Restate the listing below word for word, omitting any images.

RAW DATA.
## BEGIN

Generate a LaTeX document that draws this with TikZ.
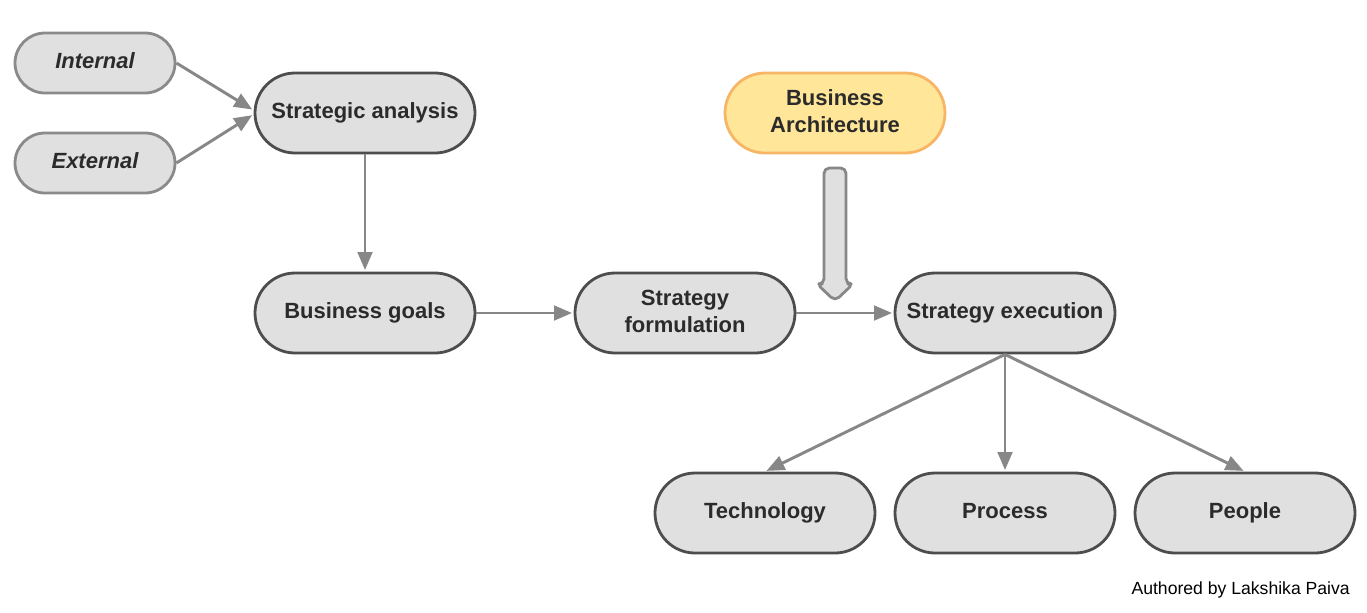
\documentclass[tikz,border=0pt]{standalone}
\usepackage{fontspec}
\setmainfont{Liberation Sans}
\usetikzlibrary{arrows.meta,calc}
\definecolor{boxfill}{HTML}{E0E0E0}
\definecolor{boxdraw}{HTML}{4D4D4D}
\definecolor{lightdraw}{HTML}{8A8A8A}
\definecolor{edgecol}{HTML}{878787}
\definecolor{txt}{HTML}{2B2B2B}
\definecolor{yfill}{HTML}{FFE699}
\definecolor{ydraw}{HTML}{F7B566}
\begin{document}
\begin{tikzpicture}[x=0.75pt,y=-0.75pt,
  pill/.style={draw=boxdraw,fill=boxfill,line width=2.1pt,rounded corners=30pt,
    minimum width=165pt,minimum height=60pt,inner sep=0pt,align=center,
    text height=12pt,text depth=4.5pt,
    text=txt,font=\fontsize{16.5}{20}\selectfont\bfseries},
  twoline/.style={text height={},text depth=3pt},
  smallpill/.style={pill,draw=lightdraw,rounded corners=22.5pt,minimum width=120pt,minimum height=45pt,
    font=\fontsize{16.5}{20}\selectfont\bfseries\itshape},
  yellowpill/.style={pill,draw=ydraw,fill=yfill},
  conn/.style={draw=edgecol,line width=2.2pt,shorten >=1.2pt,-{Triangle[length=13.5pt,width=11pt]}}
]
\useasboundingbox (0,0) rectangle (1367,612);
\node[smallpill] (int) at (95,63) {Internal};
\node[smallpill] (ext) at (95,163) {External};
\node[pill] (sa) at (365,113) {Strategic analysis};
\node[pill] (bg) at (365,313) {Business goals};
\node[pill,twoline] (sf) at (685,313) {Strategy\\formulation};
\node[pill] (se) at (1005,313) {Strategy execution};
\node[yellowpill,twoline] (ba) at (835,113) {Business\\Architecture};
\node[pill] (tech) at (765,513) {Technology};
\node[pill] (proc) at (1005,513) {Process};
\node[pill] (ppl) at (1245,513) {People};
\node[anchor=east,text=black,font=\fontsize{13.2}{15}\selectfont,inner sep=0pt] (auth) at (1350,590) {Authored by Lakshika Paiva};

\draw[conn] (int.east) -- ([yshift=2pt]sa.west);
\draw[conn] (ext.east) -- ([yshift=-1pt]sa.west);
\draw[conn] (sa.south) -- (bg.north);
\draw[conn] (bg.east) -- (sf.west);
\draw[conn] (sf.east) -- (se.west);
\draw[conn] (se.south) -- (tech.north);
\draw[conn] (se.south) -- (proc.north);
\draw[conn] (se.south) -- (ppl.north);

% block arrow
\draw[draw=edgecol,fill=boxfill,line width=2.1pt,line join=round,rounded corners=4pt]
  (824,168) -- (846,168) -- (846,284) -- (853,284) -- (835,301) -- (817,284) -- (824,284) -- cycle;
\end{tikzpicture}
\end{document}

## END

TASK RESPONSE.
Generate a LaTeX document that draws this with TikZ.
\documentclass[tikz,border=0pt]{standalone}
\usepackage{fontspec}
\setmainfont{Liberation Sans}
\usetikzlibrary{arrows.meta,calc}
\definecolor{boxfill}{HTML}{E0E0E0}
\definecolor{boxdraw}{HTML}{4D4D4D}
\definecolor{lightdraw}{HTML}{8A8A8A}
\definecolor{edgecol}{HTML}{878787}
\definecolor{txt}{HTML}{2B2B2B}
\definecolor{yfill}{HTML}{FFE699}
\definecolor{ydraw}{HTML}{F7B566}
\begin{document}
\begin{tikzpicture}[x=0.75pt,y=-0.75pt,
  pill/.style={draw=boxdraw,fill=boxfill,line width=2.1pt,rounded corners=30pt,
    minimum width=165pt,minimum height=60pt,inner sep=0pt,align=center,
    text height=12pt,text depth=4.5pt,
    text=txt,font=\fontsize{16.5}{20}\selectfont\bfseries},
  twoline/.style={text height={},text depth=3pt},
  smallpill/.style={pill,draw=lightdraw,rounded corners=22.5pt,minimum width=120pt,minimum height=45pt,
    font=\fontsize{16.5}{20}\selectfont\bfseries\itshape},
  yellowpill/.style={pill,draw=ydraw,fill=yfill},
  conn/.style={draw=edgecol,line width=2.2pt,shorten >=1.2pt,-{Triangle[length=13.5pt,width=11pt]}}
]
\useasboundingbox (0,0) rectangle (1367,612);
\node[smallpill] (int) at (95,63) {Internal};
\node[smallpill] (ext) at (95,163) {External};
\node[pill] (sa) at (365,113) {Strategic analysis};
\node[pill] (bg) at (365,313) {Business goals};
\node[pill,twoline] (sf) at (685,313) {Strategy\\formulation};
\node[pill] (se) at (1005,313) {Strategy execution};
\node[yellowpill,twoline] (ba) at (835,113) {Business\\Architecture};
\node[pill] (tech) at (765,513) {Technology};
\node[pill] (proc) at (1005,513) {Process};
\node[pill] (ppl) at (1245,513) {People};
\node[anchor=east,text=black,font=\fontsize{13.2}{15}\selectfont,inner sep=0pt] (auth) at (1350,590) {Authored by Lakshika Paiva};

\draw[conn] (int.east) -- ([yshift=2pt]sa.west);
\draw[conn] (ext.east) -- ([yshift=-1pt]sa.west);
\draw[conn] (sa.south) -- (bg.north);
\draw[conn] (bg.east) -- (sf.west);
\draw[conn] (sf.east) -- (se.west);
\draw[conn] (se.south) -- (tech.north);
\draw[conn] (se.south) -- (proc.north);
\draw[conn] (se.south) -- (ppl.north);

% block arrow
\draw[draw=edgecol,fill=boxfill,line width=2.1pt,line join=round,rounded corners=4pt]
  (824,168) -- (846,168) -- (846,284) -- (853,284) -- (835,301) -- (817,284) -- (824,284) -- cycle;
\end{tikzpicture}
\end{document}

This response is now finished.